Judge Richard Posner is the most cited jurist of our era, so that a now published Oxford University Press biography of Posner by William Domnarski is of course of great interest to the legal community -- especially as it concentrates quite a bit on the Federal judiciary of the United States, which in recent years, mostly because of the applied anti-judicial antics of political organs, has ceased to be the bright model for other nations that it used to be.
Debra Cassens Weiss at the ABA Journal whets our reading appetite through her headline that Posner says Supreme Court is 'awful,' top two justices are OK but not great".
Weiss writes that:
"Posner said “probably only a couple of the justices,” namely Ruth Bader Ginsburg and Stephen G. Breyer, “are qualified."
Heady stuff.
We ourselves are very critical of the judges in the Federal Judiciary, especially those who represent political, economic, social or technological "extremes" or "causes". Judges should not be extremists.
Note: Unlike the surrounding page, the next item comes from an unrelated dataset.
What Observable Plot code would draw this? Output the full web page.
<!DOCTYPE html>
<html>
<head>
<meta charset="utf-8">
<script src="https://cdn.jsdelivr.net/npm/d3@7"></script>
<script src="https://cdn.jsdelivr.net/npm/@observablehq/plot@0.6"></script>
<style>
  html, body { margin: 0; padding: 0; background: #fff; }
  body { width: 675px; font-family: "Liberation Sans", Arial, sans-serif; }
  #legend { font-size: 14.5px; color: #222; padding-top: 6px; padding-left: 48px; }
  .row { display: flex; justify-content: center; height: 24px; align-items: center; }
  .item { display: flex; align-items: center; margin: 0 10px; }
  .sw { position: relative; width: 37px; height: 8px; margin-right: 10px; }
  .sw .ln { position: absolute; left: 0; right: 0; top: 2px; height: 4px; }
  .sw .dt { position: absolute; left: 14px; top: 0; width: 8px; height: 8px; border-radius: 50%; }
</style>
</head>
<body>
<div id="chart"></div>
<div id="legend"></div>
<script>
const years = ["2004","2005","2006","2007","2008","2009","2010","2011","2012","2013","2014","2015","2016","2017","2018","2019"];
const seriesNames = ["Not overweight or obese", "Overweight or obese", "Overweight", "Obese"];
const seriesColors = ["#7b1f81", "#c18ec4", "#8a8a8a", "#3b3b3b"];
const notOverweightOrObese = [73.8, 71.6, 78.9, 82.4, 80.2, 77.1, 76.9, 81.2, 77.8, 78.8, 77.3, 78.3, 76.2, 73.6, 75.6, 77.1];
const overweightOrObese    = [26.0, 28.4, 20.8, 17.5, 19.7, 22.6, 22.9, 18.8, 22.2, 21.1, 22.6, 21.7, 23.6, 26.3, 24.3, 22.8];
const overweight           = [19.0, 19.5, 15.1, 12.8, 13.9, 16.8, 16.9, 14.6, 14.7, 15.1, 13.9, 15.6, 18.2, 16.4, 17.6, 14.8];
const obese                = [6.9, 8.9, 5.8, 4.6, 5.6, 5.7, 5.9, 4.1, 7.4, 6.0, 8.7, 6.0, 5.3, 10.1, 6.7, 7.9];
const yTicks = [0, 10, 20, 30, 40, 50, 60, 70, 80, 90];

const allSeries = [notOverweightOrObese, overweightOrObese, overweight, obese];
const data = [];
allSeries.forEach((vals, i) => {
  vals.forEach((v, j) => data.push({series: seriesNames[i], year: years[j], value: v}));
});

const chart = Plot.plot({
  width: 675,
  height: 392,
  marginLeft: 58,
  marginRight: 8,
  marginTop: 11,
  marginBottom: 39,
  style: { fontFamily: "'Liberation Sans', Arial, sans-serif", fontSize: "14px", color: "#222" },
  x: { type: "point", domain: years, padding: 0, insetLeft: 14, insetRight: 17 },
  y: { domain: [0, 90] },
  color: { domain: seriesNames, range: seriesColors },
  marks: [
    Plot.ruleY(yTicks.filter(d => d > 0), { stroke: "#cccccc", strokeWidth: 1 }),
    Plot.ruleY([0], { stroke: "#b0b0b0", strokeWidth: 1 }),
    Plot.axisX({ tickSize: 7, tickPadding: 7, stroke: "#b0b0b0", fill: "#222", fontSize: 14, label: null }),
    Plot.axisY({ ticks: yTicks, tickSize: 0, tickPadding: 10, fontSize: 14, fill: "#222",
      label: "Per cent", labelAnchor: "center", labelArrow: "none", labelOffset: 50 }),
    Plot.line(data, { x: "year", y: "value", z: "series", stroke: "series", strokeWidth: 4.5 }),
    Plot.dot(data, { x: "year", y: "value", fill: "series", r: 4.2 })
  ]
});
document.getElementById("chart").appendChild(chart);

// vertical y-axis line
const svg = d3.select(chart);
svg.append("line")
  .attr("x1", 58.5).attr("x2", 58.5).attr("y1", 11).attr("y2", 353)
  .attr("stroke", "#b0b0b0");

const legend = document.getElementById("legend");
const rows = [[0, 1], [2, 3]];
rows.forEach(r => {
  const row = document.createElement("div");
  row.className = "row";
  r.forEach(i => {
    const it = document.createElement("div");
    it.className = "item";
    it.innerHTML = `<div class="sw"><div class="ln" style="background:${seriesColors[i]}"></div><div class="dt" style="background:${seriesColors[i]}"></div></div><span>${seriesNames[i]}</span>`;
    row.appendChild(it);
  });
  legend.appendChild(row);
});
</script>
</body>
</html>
Judges should be impartial.
Our major criticism is not that Justices of the U.S. Supreme Court lack "qualification". They are all certainly qualified to be judges per se.
Rather, we have difficulty accepting judges who represent fixed partisan, legal, economic or political MINDSETS -- which they exercise while judging.
We think that any judge who rises this high in the judiciary must don a cloak of impartiality and also constantly wear a cap of demonstrable decision-making wisdom (made visible to all, if possible, by the results of the decisions made), thus leaving behind the petty banalities of political partisanship and one-sided dogmatic belief in theoretical dogmas such as originalism or similar.
The job of judges in the country as a whole is to decide cases -- according to the law, not according to the law of yesterday, not according to the law that may come in the future, not according to the lowly political demands of ephemeral demagogues in Congress, but according to present law in force.
Judges can not be "figureheads" for legal dogmas or causes. A judge abandons his robe as an "advocate" when he takes a seat on the bench of a federal court. Rightly seen, he or she no longer represents any particular view or any particular cause or vested interest.
Politics, personal -- almost always -- biased preferences, theoretical legal inclinations, and similar "weaknesses" should not be part of the desired or applauded qualification spectrum. What is needed is a U.S. Constitution with a human face. Judges are the "embodiment" of the codes of law on the books.
The best judges always have a deep UNDERSTANDING of law and society, as well as a sincere appreciation of and inner consent to the essential and important role of serious jurisprudence within the body politic of the nation.
Sometimes the judges on the present U.S. Supreme Court demonstrate a lack of that comprehensive understanding, but on the whole, we think they are sincere in their work. If only they could get rid of their biased mindsets....
More often than is done, each judge should ask: WHAT IS MY JOB?
and on the U.S. Supreme Court that should extend to asking:
WHAT IS MY CONSTITUTIONAL JOB?
We think in any case that the present U.S. Supreme Court is most certainly better qualified man-to-man and lady-to-lady than the present membership of a divisive, seemingly do-nothing Congress that is not doing its job properly.
In the last analysis, however, it is the JOB of the VOTING CITIZENS to cast off their selfish voting practices, to stop voting for political candidates who only tell them what they want to hear, and to throw out of office the legislative pretenders who currently are blocking normal processes that have worked for the nation for centuries. Such people are doing far more harm to the country and its citizens than any purported evils that such Congresspersons are trying to battle or any purported good that they are allegedly trying to achieve.
People who are destroying the basic workings of the system... are destroying the system, are harming the nation in the eyes of the world, and are weakening the strength of democracy. Their perhaps supportable motivations are ... irrelevant. The ends do not justify the means. Wise men do not destroy the processes of an established judicial system for ephemeral and what often prove to be short-term political reasons.